--- begin ---

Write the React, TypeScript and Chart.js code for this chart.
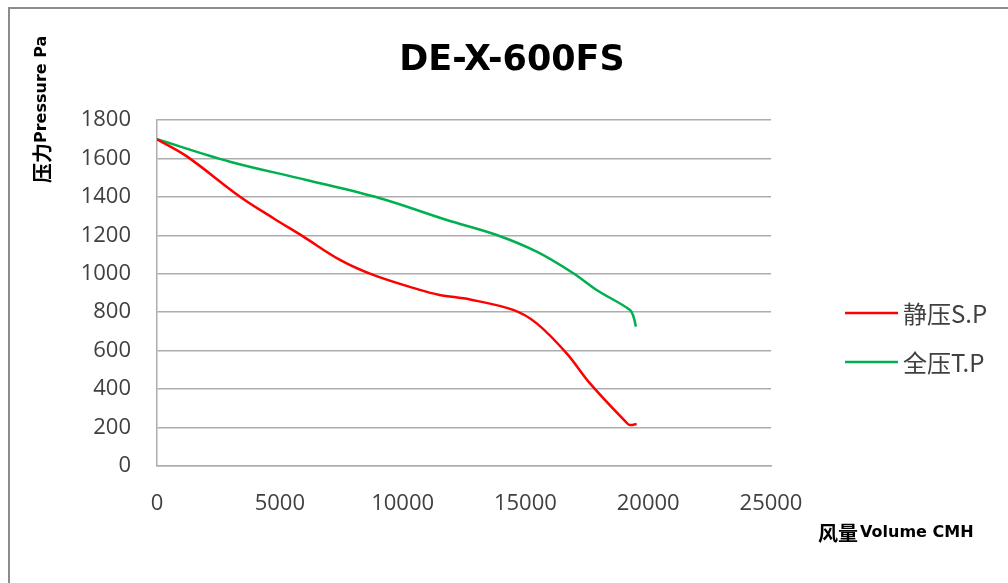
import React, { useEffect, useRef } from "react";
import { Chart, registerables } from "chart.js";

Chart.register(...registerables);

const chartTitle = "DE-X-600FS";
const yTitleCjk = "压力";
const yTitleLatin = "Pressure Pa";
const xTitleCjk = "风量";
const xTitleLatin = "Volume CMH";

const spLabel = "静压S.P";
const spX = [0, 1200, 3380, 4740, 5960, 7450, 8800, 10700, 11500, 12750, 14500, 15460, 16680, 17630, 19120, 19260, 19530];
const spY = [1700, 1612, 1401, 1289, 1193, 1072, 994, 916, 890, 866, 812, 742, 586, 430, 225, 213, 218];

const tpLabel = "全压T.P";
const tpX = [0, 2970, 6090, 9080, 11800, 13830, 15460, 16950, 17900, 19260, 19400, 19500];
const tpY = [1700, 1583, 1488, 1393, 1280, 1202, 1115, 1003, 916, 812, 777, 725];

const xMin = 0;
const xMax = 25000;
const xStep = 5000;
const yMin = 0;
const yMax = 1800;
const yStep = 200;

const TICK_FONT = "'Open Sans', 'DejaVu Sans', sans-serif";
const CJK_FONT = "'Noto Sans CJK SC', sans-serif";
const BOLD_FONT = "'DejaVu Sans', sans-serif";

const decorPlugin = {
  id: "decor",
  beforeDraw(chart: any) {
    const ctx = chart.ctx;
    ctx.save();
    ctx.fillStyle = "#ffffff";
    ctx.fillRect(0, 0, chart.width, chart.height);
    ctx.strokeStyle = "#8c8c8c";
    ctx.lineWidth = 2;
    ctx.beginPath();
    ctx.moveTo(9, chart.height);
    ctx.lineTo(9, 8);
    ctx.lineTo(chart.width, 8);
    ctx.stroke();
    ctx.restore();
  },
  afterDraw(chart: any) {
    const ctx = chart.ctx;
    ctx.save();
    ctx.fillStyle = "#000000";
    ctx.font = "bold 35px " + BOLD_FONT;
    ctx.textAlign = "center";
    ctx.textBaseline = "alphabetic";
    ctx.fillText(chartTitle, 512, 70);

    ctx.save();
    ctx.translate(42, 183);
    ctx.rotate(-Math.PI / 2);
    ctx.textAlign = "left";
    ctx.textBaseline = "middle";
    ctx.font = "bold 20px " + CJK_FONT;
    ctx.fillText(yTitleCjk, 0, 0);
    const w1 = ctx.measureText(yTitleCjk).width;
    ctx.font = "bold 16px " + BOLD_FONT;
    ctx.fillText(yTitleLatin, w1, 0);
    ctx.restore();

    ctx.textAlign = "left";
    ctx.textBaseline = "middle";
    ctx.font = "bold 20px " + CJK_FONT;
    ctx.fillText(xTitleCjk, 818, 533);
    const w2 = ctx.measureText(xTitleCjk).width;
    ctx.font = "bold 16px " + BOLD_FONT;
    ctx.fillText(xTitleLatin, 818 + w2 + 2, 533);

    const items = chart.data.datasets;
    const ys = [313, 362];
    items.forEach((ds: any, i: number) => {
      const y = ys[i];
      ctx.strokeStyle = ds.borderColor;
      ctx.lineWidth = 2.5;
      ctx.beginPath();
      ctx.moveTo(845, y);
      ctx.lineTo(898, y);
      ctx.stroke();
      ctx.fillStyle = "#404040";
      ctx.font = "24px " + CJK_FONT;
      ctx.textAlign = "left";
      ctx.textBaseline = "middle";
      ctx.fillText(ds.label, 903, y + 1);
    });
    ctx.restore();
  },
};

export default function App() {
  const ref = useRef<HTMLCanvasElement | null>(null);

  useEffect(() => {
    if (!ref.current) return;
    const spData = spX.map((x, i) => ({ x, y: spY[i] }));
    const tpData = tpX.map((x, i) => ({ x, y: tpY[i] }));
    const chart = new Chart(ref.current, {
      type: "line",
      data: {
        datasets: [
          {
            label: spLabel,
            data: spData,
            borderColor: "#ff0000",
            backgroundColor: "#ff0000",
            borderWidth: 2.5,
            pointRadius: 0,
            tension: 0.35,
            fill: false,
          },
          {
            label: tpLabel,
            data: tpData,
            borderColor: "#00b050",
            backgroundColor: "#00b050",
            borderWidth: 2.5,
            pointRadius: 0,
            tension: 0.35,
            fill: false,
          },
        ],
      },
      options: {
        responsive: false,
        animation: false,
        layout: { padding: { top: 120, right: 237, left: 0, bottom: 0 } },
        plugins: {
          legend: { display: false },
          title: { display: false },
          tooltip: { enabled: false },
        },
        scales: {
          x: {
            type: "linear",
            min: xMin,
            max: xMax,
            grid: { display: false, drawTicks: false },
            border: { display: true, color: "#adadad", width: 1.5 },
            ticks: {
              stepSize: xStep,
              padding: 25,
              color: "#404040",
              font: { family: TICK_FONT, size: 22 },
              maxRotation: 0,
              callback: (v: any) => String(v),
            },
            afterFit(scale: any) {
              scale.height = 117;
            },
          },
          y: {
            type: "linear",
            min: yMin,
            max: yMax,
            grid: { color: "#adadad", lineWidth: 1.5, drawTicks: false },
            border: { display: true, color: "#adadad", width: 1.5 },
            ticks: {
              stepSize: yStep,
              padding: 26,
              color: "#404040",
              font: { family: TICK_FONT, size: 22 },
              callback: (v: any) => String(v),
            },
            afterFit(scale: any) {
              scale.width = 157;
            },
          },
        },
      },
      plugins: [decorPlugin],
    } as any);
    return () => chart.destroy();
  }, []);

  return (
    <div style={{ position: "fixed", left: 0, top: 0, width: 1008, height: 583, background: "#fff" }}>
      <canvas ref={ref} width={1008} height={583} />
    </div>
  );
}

--- end ---

▶ **Given exercise**
Copy out each line exactly, without the pictures.

▶ **Answer to the task**
Write the React, TypeScript and Chart.js code for this chart.
import React, { useEffect, useRef } from "react";
import { Chart, registerables } from "chart.js";

Chart.register(...registerables);

const chartTitle = "DE-X-600FS";
const yTitleCjk = "压力";
const yTitleLatin = "Pressure Pa";
const xTitleCjk = "风量";
const xTitleLatin = "Volume CMH";

const spLabel = "静压S.P";
const spX = [0, 1200, 3380, 4740, 5960, 7450, 8800, 10700, 11500, 12750, 14500, 15460, 16680, 17630, 19120, 19260, 19530];
const spY = [1700, 1612, 1401, 1289, 1193, 1072, 994, 916, 890, 866, 812, 742, 586, 430, 225, 213, 218];

const tpLabel = "全压T.P";
const tpX = [0, 2970, 6090, 9080, 11800, 13830, 15460, 16950, 17900, 19260, 19400, 19500];
const tpY = [1700, 1583, 1488, 1393, 1280, 1202, 1115, 1003, 916, 812, 777, 725];

const xMin = 0;
const xMax = 25000;
const xStep = 5000;
const yMin = 0;
const yMax = 1800;
const yStep = 200;

const TICK_FONT = "'Open Sans', 'DejaVu Sans', sans-serif";
const CJK_FONT = "'Noto Sans CJK SC', sans-serif";
const BOLD_FONT = "'DejaVu Sans', sans-serif";

const decorPlugin = {
  id: "decor",
  beforeDraw(chart: any) {
    const ctx = chart.ctx;
    ctx.save();
    ctx.fillStyle = "#ffffff";
    ctx.fillRect(0, 0, chart.width, chart.height);
    ctx.strokeStyle = "#8c8c8c";
    ctx.lineWidth = 2;
    ctx.beginPath();
    ctx.moveTo(9, chart.height);
    ctx.lineTo(9, 8);
    ctx.lineTo(chart.width, 8);
    ctx.stroke();
    ctx.restore();
  },
  afterDraw(chart: any) {
    const ctx = chart.ctx;
    ctx.save();
    ctx.fillStyle = "#000000";
    ctx.font = "bold 35px " + BOLD_FONT;
    ctx.textAlign = "center";
    ctx.textBaseline = "alphabetic";
    ctx.fillText(chartTitle, 512, 70);

    ctx.save();
    ctx.translate(42, 183);
    ctx.rotate(-Math.PI / 2);
    ctx.textAlign = "left";
    ctx.textBaseline = "middle";
    ctx.font = "bold 20px " + CJK_FONT;
    ctx.fillText(yTitleCjk, 0, 0);
    const w1 = ctx.measureText(yTitleCjk).width;
    ctx.font = "bold 16px " + BOLD_FONT;
    ctx.fillText(yTitleLatin, w1, 0);
    ctx.restore();

    ctx.textAlign = "left";
    ctx.textBaseline = "middle";
    ctx.font = "bold 20px " + CJK_FONT;
    ctx.fillText(xTitleCjk, 818, 533);
    const w2 = ctx.measureText(xTitleCjk).width;
    ctx.font = "bold 16px " + BOLD_FONT;
    ctx.fillText(xTitleLatin, 818 + w2 + 2, 533);

    const items = chart.data.datasets;
    const ys = [313, 362];
    items.forEach((ds: any, i: number) => {
      const y = ys[i];
      ctx.strokeStyle = ds.borderColor;
      ctx.lineWidth = 2.5;
      ctx.beginPath();
      ctx.moveTo(845, y);
      ctx.lineTo(898, y);
      ctx.stroke();
      ctx.fillStyle = "#404040";
      ctx.font = "24px " + CJK_FONT;
      ctx.textAlign = "left";
      ctx.textBaseline = "middle";
      ctx.fillText(ds.label, 903, y + 1);
    });
    ctx.restore();
  },
};

export default function App() {
  const ref = useRef<HTMLCanvasElement | null>(null);

  useEffect(() => {
    if (!ref.current) return;
    const spData = spX.map((x, i) => ({ x, y: spY[i] }));
    const tpData = tpX.map((x, i) => ({ x, y: tpY[i] }));
    const chart = new Chart(ref.current, {
      type: "line",
      data: {
        datasets: [
          {
            label: spLabel,
            data: spData,
            borderColor: "#ff0000",
            backgroundColor: "#ff0000",
            borderWidth: 2.5,
            pointRadius: 0,
            tension: 0.35,
            fill: false,
          },
          {
            label: tpLabel,
            data: tpData,
            borderColor: "#00b050",
            backgroundColor: "#00b050",
            borderWidth: 2.5,
            pointRadius: 0,
            tension: 0.35,
            fill: false,
          },
        ],
      },
      options: {
        responsive: false,
        animation: false,
        layout: { padding: { top: 120, right: 237, left: 0, bottom: 0 } },
        plugins: {
          legend: { display: false },
          title: { display: false },
          tooltip: { enabled: false },
        },
        scales: {
          x: {
            type: "linear",
            min: xMin,
            max: xMax,
            grid: { display: false, drawTicks: false },
            border: { display: true, color: "#adadad", width: 1.5 },
            ticks: {
              stepSize: xStep,
              padding: 25,
              color: "#404040",
              font: { family: TICK_FONT, size: 22 },
              maxRotation: 0,
              callback: (v: any) => String(v),
            },
            afterFit(scale: any) {
              scale.height = 117;
            },
          },
          y: {
            type: "linear",
            min: yMin,
            max: yMax,
            grid: { color: "#adadad", lineWidth: 1.5, drawTicks: false },
            border: { display: true, color: "#adadad", width: 1.5 },
            ticks: {
              stepSize: yStep,
              padding: 26,
              color: "#404040",
              font: { family: TICK_FONT, size: 22 },
              callback: (v: any) => String(v),
            },
            afterFit(scale: any) {
              scale.width = 157;
            },
          },
        },
      },
      plugins: [decorPlugin],
    } as any);
    return () => chart.destroy();
  }, []);

  return (
    <div style={{ position: "fixed", left: 0, top: 0, width: 1008, height: 583, background: "#fff" }}>
      <canvas ref={ref} width={1008} height={583} />
    </div>
  );
}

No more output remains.